A la veille des élections de 2002, le Maroc franchissait un nouveau pas dans le processus démocratique, instaurant, pour la première fois, le scrutin de liste à plus fort reste. Le changement a été immédiat. La scène politique, beaucoup moins balkanisée, s'est resserrée au point qu’en 2016, les huit premiers partis ont totalisé plus de 98% des sièges de la première Chambre.
De ce point de vue, c’est une réussite, commente l’hebdomadaire La Vie éco dans son édition du vendredi 5 mars. Cependant, ces dernières années, la même scène politique a connu l’émergence de tendances hégémoniques et d’une volonté manifeste d’exclure l’autre. Il fallait donc réagir pour affiner ce mécanisme.
Et si en 2002, l’initiative venait du gouvernement, cette fois, elle vient des partis politiques. On l’a vu au cours des derniers jours. Les trois formations de l’opposition, l’Istiqlal, le PAM et le PPS, ont présenté un amendement portant sur le calcul du quotient électoral non plus sur la base des voix valides mais sur celle du nombre d’inscrits sur les listes électorales, explique l’hebdomadaire.
L’amendement a été refusé par le ministère de l’Intérieur, mais il a été soutenu par d’autres formations de la majorité. On a dû recourir au vote pour trancher. Sept partis ont voté pour. Seul le PJD s’est prononcé contre. Il a même mené une campagne de pression, utilisant tous les moyens dont il dispose pour que cet amendement ne passe pas. En vain, puisque l’amendement a été adopté en commission, et le sera fort probablement en séance plénière.
Pourquoi cet amendement voulu par la majorité des partis politiques constitue-t-il un changement majeur dans le processus électoral et démocratique? D'abord, explique La Vie éco, parce qu’il permettra à un plus grand nombre de partis d’accéder au Parlement. Le pluralisme politique sera ainsi matérialisé dans les débats et l’action au sein du Parlement. Les partis, quel que soit leur poids politique, auront plus de chance de faire élire leurs candidats, ce qui est une opportunité pour les jeunes et les cadres d’accéder à l’institution législative en grand nombre.
Dans une circonscription locale, il sera, en effet, techniquement quasi-impossible pour un seul parti d’obtenir deux sièges. Ce mécanisme étant de loin plus équitable, les formations politiques auront, au final, un statut qui correspond plus à leur véritable poids électoral. Les tendances hégémoniques de certains partis qui se prétendent investis de la légitimité populaire seront bridées.

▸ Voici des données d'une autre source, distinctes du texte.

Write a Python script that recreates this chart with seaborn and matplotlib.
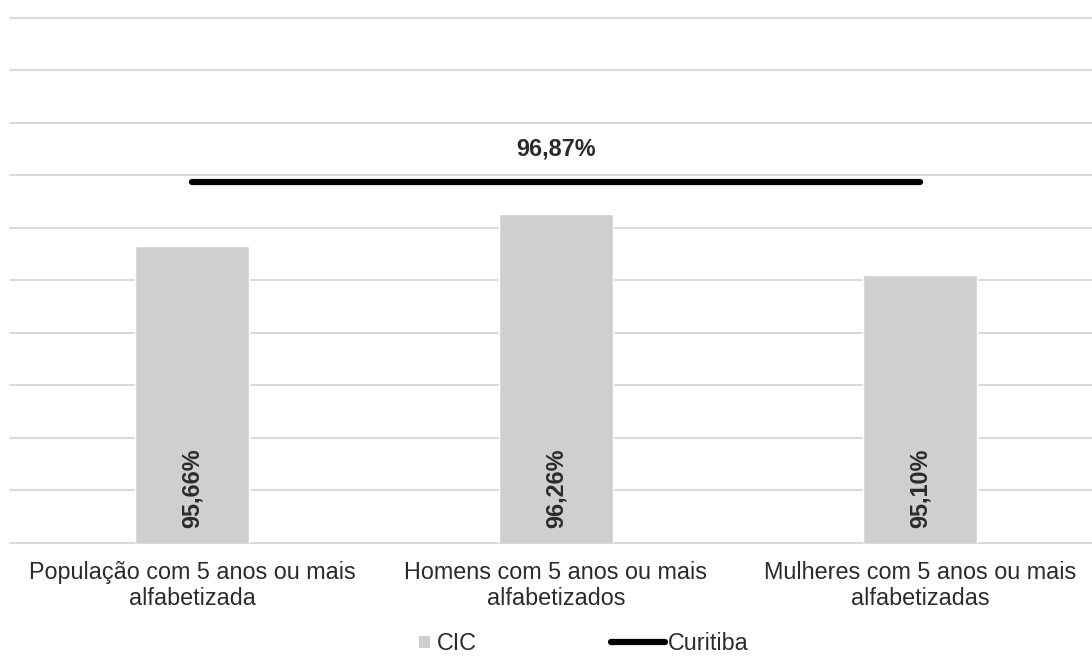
import matplotlib
matplotlib.use("Agg")
import matplotlib.pyplot as plt
from matplotlib.lines import Line2D
from matplotlib.patches import Patch
import pandas as pd
import seaborn as sns

# Literacy rates (%), population aged 5 or more
categorias = [
    "População com 5 anos ou mais\nalfabetizada",
    "Homens com 5 anos ou mais\nalfabetizados",
    "Mulheres com 5 anos ou mais\nalfabetizadas",
]
cic = [95.66, 96.26, 95.10]
curitiba = [96.87, 96.87, 96.87]

df = pd.DataFrame({"categoria": categorias, "CIC": cic, "Curitiba": curitiba})

sns.set_style("white")
plt.rcParams["font.family"] = ["Liberation Sans", "DejaVu Sans"]

BAR_COLOR = "#D0CED0"
GRID_COLOR = "#D9D9D9"
TEXT_COLOR = "#2B2B2B"
FS = 16.8

W, H = 1092, 657
fig = plt.figure(figsize=(W / 100, H / 100), dpi=100)
left_px, right_px, top_px, bottom_px = 10, 1102, 17.7, 542.7
ax = fig.add_axes([left_px / W, 1 - bottom_px / H,
                   (right_px - left_px) / W, (bottom_px - top_px) / H])

sns.barplot(data=df, x="categoria", y="CIC", color=BAR_COLOR, saturation=1,
            width=0.313, ax=ax, zorder=2)
sns.lineplot(x=[0, 1, 2], y=df["Curitiba"], color="black", linewidth=4.5,
             ax=ax, zorder=3, solid_capstyle="round")

ax.set_xlim(-0.5, 2.5)
ax.set_ylim(90, 100)
ax.set_yticks(range(90, 101))
ax.set_yticklabels([])
ax.grid(axis="y", color=GRID_COLOR, linewidth=1.4)
ax.grid(axis="x", visible=False)
for gl in ax.get_ygridlines():
    gl.set_clip_on(False)
ax.set_axisbelow(True)
for s in ax.spines.values():
    s.set_visible(False)
ax.set_xlabel("")
ax.set_ylabel("")
ax.tick_params(axis="both", length=0)
ax.tick_params(axis="x", pad=13, labelsize=FS, labelcolor=TEXT_COLOR)

# Rotated value labels at the base of each bar
for i, v in enumerate(df["CIC"]):
    ax.annotate(f"{v:.2f}%".replace(".", ","), xy=(i, 90), xytext=(0, 10.5),
                textcoords="offset points", rotation=90, ha="center",
                va="bottom", fontsize=FS, fontweight="bold", color=TEXT_COLOR,
                zorder=4)

# Curitiba reference value above the line
ax.annotate(f"{df['Curitiba'][1]:.2f}%".replace(".", ","),
            xy=(1, df["Curitiba"][1]), xytext=(0, 24),
            textcoords="offset points", ha="center", va="center",
            fontsize=FS, fontweight="bold", color=TEXT_COLOR)

# Legend: two entries placed along the bottom
legend_y = 1 - 644 / H
fig.legend(handles=[Patch(facecolor=BAR_COLOR, edgecolor="none", label="CIC")],
           loc="center left", bbox_to_anchor=(419 / W, legend_y),
           frameon=False, fontsize=FS, handlelength=0.45,
           handleheight=0.45, handletextpad=0.3, borderpad=0,
           borderaxespad=0, labelcolor=TEXT_COLOR)
fig.legend(handles=[Line2D([], [], color="black", linewidth=4.5, label="Curitiba")],
           loc="center left", bbox_to_anchor=(611 / W, legend_y),
           frameon=False, fontsize=FS, handlelength=2.3,
           handletextpad=0.15, borderpad=0, borderaxespad=0,
           labelcolor=TEXT_COLOR)

fig.savefig("out.png", dpi=100)
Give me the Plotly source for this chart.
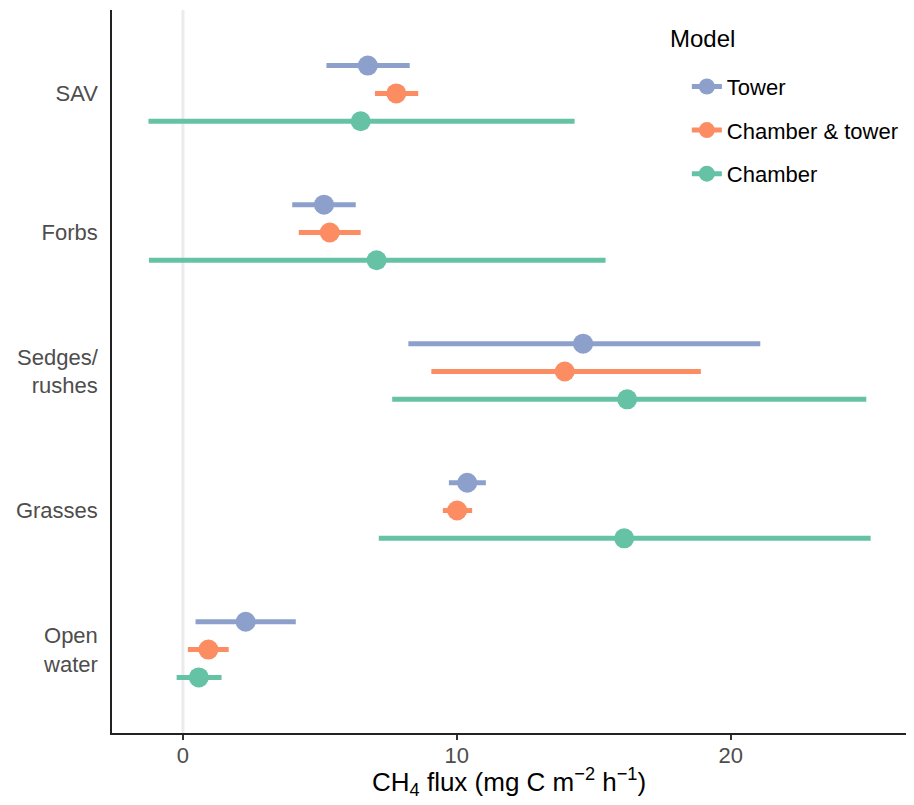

D’après l’hebdomadaire, si, pour la plupart des partis qui l’ont voté, cet amendement est bénéfique pour le processus électoral et le fonctionnement des institutions qui en découleront, pour le PJD, ce n’est pas le cas. Ses militants le confirment, en prenant comme référence ses prouesses électorales de 2016, ce changement se traduit par une perte sèche d’au moins de 40 sièges, dont 25, voire plus, sur les circonscriptions locales. Ce qui, précisons-le, représente une perte pour sa trésorerie de plus de 3,5 millions de dirhams de cotisations obligatoires des parlementaires en plus, bien sûr, des subventions de l’Etat accordées en fonction du nombre de sièges reportés.
Sur le plan de la promotion interne, ce changement risque d’aggraver la crise du parti. Dans la mesure où il est pratiquement impossible de gagner deux sièges dans une même circonscription et que l’octroi des accréditions est basé sur un système complexe de cooptation dans ce parti, les cadres de deuxième et troisième génération ne pourront jamais accéder au Parlement. Les élus vont rempiler de nouveau, ce qui représentera un problème de renouvellement des élites et davantage de tensions internes.
Pour le pays et sa démocratie, ce changement aura pour effet une plus grande participation électorale car les partis seront obligés, pour se distinguer, d’aller chercher de nouveaux électeurs dans la masse des abstentionnistes. Plus encore, souligne la Vie éco, d’aucuns parlent déjà de la perspective d’un «Parlement national» dans lequel seront représentées toutes les sensibilités politiques, légalement reconnues bien sûr.
Il en découlera, de même, un «gouvernement national», qui aura la charge d’accompagner les premiers pas du Royaume dans l’ère de l’après-Covid. Ce gouvernement, appuyé par un Parlement réellement représentatif, aura ainsi pour mission de mettre en œuvre les réformes économiques et sociales annoncées ainsi que le nouveau modèle de développement.